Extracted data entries
-- Start --

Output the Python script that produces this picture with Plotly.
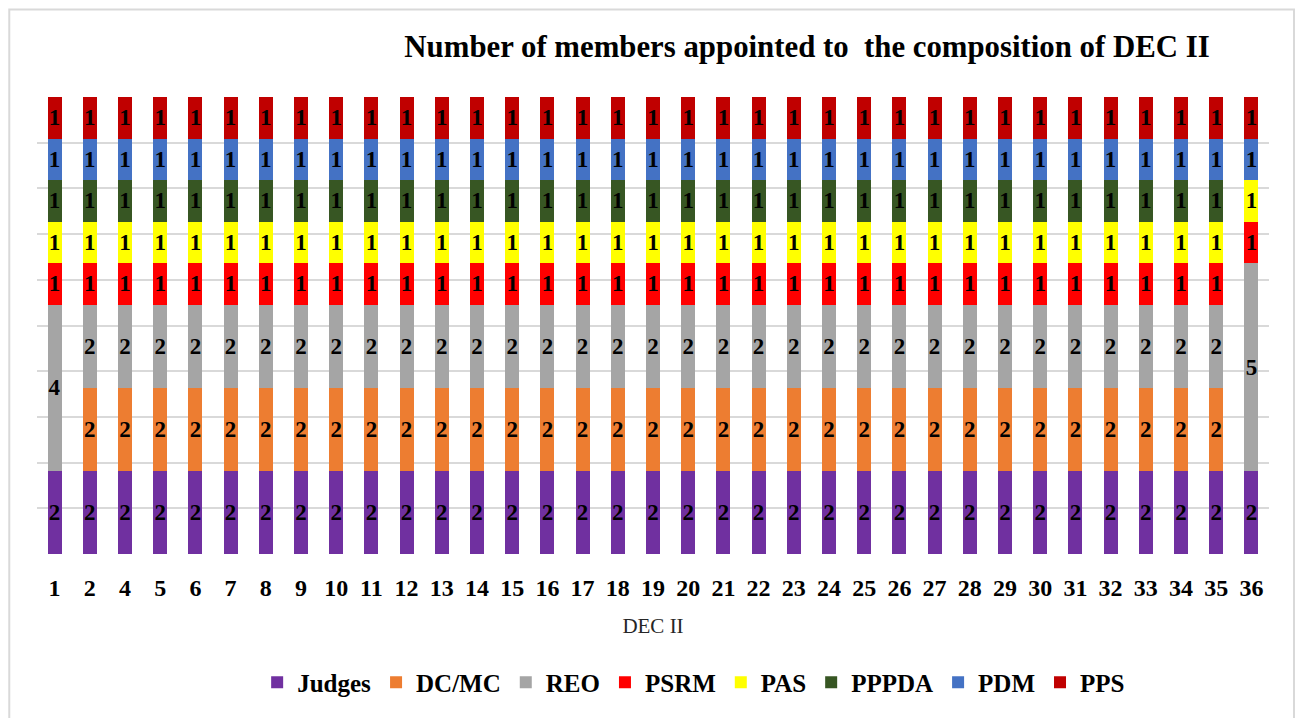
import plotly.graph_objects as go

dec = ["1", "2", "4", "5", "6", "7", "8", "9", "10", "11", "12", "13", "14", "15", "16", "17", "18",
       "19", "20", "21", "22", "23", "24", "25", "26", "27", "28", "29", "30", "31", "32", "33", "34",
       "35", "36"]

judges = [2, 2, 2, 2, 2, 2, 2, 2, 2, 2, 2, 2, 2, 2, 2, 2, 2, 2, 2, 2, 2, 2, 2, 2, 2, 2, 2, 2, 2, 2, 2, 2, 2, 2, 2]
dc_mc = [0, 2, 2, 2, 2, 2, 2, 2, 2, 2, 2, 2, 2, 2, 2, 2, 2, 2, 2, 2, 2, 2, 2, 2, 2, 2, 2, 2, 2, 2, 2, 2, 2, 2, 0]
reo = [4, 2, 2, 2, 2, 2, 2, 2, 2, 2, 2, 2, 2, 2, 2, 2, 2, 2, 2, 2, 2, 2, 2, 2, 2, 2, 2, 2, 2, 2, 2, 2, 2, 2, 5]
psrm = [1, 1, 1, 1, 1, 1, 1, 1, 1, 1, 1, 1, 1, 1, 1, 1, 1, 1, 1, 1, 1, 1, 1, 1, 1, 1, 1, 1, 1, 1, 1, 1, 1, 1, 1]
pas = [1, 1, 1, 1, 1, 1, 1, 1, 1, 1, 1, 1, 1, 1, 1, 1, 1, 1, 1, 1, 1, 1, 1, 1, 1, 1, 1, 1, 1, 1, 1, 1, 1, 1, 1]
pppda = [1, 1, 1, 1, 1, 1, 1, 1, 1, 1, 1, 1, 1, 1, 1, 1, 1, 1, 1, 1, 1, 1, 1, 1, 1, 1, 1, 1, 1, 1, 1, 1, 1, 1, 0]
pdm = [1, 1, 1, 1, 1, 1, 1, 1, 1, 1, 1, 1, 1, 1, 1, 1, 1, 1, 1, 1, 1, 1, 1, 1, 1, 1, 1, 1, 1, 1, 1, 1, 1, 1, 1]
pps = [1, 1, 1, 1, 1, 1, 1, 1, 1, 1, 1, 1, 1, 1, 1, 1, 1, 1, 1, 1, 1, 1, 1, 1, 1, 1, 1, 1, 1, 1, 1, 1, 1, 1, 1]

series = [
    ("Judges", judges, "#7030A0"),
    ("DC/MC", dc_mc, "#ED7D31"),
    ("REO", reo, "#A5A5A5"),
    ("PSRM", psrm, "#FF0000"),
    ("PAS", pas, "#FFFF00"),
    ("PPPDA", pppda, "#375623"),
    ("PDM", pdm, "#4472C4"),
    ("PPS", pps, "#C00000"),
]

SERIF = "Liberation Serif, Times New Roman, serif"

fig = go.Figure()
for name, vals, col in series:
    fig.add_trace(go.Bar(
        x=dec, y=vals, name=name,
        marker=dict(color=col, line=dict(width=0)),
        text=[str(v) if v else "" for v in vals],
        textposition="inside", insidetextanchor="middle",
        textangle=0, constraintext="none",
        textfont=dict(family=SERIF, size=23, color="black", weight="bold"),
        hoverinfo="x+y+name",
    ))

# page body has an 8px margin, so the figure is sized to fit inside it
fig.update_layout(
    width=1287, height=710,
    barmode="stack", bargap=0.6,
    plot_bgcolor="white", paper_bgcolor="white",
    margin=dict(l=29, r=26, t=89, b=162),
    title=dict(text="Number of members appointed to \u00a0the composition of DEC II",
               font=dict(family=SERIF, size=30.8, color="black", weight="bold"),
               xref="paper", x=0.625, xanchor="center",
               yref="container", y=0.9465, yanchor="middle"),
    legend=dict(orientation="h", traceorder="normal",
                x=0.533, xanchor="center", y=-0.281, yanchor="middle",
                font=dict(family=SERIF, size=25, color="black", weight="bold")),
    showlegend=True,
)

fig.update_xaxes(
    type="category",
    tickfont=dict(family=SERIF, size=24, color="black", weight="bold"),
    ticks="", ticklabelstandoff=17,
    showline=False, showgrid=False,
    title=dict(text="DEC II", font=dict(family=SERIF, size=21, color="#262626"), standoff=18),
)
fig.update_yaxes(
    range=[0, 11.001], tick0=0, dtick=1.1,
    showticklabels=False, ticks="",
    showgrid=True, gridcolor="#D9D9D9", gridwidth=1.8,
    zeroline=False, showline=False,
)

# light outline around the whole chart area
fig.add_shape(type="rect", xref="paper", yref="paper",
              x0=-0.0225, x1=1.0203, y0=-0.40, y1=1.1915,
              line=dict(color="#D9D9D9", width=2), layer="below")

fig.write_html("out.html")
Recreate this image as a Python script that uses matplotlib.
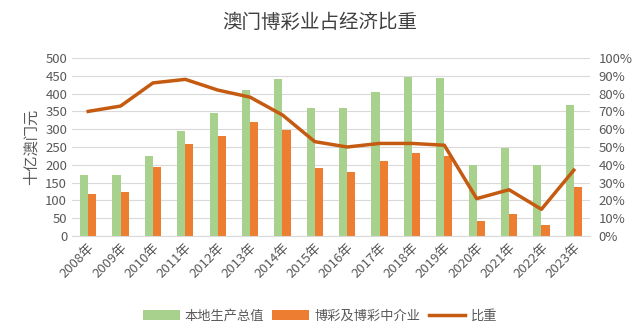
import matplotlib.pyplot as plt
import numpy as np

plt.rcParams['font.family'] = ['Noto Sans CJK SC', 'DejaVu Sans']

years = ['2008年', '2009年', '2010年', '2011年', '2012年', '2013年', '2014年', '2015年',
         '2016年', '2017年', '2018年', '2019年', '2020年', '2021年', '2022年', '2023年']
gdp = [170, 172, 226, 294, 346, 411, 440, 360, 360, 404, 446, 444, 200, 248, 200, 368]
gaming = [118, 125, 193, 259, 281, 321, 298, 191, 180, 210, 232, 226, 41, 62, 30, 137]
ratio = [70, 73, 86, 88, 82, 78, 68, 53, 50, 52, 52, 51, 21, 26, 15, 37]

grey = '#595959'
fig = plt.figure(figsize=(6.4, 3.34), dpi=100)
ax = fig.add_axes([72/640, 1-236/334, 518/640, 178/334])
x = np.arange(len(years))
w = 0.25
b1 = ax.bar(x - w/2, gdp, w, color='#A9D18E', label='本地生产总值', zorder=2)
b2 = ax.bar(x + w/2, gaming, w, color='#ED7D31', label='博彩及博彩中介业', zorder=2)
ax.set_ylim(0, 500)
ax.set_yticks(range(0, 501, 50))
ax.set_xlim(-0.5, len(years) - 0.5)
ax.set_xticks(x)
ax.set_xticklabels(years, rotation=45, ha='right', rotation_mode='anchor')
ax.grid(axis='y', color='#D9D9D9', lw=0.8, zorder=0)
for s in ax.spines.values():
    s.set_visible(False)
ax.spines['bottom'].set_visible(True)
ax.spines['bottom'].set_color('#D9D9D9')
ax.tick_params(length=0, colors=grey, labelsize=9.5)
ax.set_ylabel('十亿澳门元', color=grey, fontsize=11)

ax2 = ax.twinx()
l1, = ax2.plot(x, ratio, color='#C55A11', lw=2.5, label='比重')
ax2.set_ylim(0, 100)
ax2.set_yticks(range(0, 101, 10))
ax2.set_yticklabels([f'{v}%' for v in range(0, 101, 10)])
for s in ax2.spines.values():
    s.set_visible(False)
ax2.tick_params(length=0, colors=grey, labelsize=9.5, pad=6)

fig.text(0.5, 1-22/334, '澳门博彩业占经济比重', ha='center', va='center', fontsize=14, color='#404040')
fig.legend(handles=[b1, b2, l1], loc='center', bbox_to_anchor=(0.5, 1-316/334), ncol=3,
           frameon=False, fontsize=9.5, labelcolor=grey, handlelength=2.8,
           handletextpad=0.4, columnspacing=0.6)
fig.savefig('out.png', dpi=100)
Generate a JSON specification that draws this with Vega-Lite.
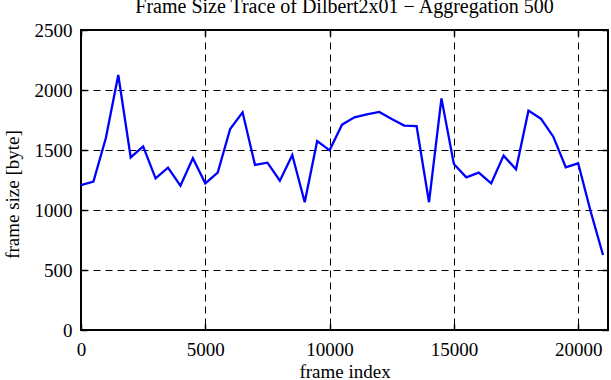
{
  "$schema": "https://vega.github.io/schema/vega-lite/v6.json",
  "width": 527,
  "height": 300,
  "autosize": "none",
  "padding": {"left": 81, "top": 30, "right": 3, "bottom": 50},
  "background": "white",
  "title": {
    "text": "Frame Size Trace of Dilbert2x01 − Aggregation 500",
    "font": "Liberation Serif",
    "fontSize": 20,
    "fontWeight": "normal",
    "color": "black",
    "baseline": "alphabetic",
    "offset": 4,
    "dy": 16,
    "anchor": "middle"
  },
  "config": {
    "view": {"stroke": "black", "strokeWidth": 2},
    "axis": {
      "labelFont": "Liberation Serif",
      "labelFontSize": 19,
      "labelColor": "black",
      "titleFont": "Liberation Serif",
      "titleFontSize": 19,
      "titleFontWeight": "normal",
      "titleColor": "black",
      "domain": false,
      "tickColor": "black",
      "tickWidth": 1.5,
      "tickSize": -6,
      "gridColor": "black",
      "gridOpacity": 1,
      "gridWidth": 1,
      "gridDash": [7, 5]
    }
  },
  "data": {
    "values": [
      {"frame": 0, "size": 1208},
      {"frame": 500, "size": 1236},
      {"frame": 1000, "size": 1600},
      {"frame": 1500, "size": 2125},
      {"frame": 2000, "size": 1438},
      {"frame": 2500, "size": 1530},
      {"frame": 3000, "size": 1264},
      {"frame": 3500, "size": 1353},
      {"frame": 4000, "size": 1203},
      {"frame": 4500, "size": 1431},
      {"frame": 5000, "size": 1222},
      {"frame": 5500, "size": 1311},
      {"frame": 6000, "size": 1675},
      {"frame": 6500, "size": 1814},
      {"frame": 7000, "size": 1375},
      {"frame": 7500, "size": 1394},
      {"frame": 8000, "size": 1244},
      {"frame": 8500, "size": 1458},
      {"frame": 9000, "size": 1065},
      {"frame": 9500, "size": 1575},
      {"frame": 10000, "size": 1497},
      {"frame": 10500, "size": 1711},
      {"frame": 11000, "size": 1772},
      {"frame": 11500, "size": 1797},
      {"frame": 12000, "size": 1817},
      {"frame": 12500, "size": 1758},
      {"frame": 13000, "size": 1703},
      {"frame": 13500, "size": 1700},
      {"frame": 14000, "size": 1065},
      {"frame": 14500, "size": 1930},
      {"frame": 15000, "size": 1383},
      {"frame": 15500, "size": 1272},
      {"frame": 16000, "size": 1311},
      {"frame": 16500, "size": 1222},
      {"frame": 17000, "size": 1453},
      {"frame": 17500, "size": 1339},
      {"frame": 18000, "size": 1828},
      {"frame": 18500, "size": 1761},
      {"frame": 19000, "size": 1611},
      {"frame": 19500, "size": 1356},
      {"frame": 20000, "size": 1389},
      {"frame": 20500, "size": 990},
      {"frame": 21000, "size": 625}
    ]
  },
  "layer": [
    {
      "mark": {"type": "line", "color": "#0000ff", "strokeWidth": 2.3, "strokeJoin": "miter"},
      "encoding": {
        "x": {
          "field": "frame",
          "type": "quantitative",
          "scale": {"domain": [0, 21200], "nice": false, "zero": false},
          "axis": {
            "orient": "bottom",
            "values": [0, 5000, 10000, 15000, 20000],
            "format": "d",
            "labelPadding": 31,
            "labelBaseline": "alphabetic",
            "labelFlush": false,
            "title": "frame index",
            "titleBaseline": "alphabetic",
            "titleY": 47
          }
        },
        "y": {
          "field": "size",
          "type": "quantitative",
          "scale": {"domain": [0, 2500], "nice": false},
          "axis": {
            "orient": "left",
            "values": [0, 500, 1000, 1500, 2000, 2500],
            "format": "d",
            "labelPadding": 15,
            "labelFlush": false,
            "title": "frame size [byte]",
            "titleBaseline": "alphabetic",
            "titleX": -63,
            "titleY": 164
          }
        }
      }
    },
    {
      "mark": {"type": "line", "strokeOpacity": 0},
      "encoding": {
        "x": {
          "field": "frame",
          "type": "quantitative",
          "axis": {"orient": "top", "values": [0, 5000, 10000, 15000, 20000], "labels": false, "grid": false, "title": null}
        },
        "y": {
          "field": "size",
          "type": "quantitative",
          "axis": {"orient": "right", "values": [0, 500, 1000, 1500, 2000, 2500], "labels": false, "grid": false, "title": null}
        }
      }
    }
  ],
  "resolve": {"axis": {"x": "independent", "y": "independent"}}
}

-- End --

→ **Exercise**:
Exactly restate the lines from the beginning of the data through the line with "Serif, Times New", and no others, keeping pictures out.

→ **Result for this task**:
Output the Python script that produces this picture with Plotly.
import plotly.graph_objects as go

dec = ["1", "2", "4", "5", "6", "7", "8", "9", "10", "11", "12", "13", "14", "15", "16", "17", "18",
       "19", "20", "21", "22", "23", "24", "25", "26", "27", "28", "29", "30", "31", "32", "33", "34",
       "35", "36"]

judges = [2, 2, 2, 2, 2, 2, 2, 2, 2, 2, 2, 2, 2, 2, 2, 2, 2, 2, 2, 2, 2, 2, 2, 2, 2, 2, 2, 2, 2, 2, 2, 2, 2, 2, 2]
dc_mc = [0, 2, 2, 2, 2, 2, 2, 2, 2, 2, 2, 2, 2, 2, 2, 2, 2, 2, 2, 2, 2, 2, 2, 2, 2, 2, 2, 2, 2, 2, 2, 2, 2, 2, 0]
reo = [4, 2, 2, 2, 2, 2, 2, 2, 2, 2, 2, 2, 2, 2, 2, 2, 2, 2, 2, 2, 2, 2, 2, 2, 2, 2, 2, 2, 2, 2, 2, 2, 2, 2, 5]
psrm = [1, 1, 1, 1, 1, 1, 1, 1, 1, 1, 1, 1, 1, 1, 1, 1, 1, 1, 1, 1, 1, 1, 1, 1, 1, 1, 1, 1, 1, 1, 1, 1, 1, 1, 1]
pas = [1, 1, 1, 1, 1, 1, 1, 1, 1, 1, 1, 1, 1, 1, 1, 1, 1, 1, 1, 1, 1, 1, 1, 1, 1, 1, 1, 1, 1, 1, 1, 1, 1, 1, 1]
pppda = [1, 1, 1, 1, 1, 1, 1, 1, 1, 1, 1, 1, 1, 1, 1, 1, 1, 1, 1, 1, 1, 1, 1, 1, 1, 1, 1, 1, 1, 1, 1, 1, 1, 1, 0]
pdm = [1, 1, 1, 1, 1, 1, 1, 1, 1, 1, 1, 1, 1, 1, 1, 1, 1, 1, 1, 1, 1, 1, 1, 1, 1, 1, 1, 1, 1, 1, 1, 1, 1, 1, 1]
pps = [1, 1, 1, 1, 1, 1, 1, 1, 1, 1, 1, 1, 1, 1, 1, 1, 1, 1, 1, 1, 1, 1, 1, 1, 1, 1, 1, 1, 1, 1, 1, 1, 1, 1, 1]

series = [
    ("Judges", judges, "#7030A0"),
    ("DC/MC", dc_mc, "#ED7D31"),
    ("REO", reo, "#A5A5A5"),
    ("PSRM", psrm, "#FF0000"),
    ("PAS", pas, "#FFFF00"),
    ("PPPDA", pppda, "#375623"),
    ("PDM", pdm, "#4472C4"),
    ("PPS", pps, "#C00000"),
]

SERIF = "Liberation Serif, Times New Roman, serif"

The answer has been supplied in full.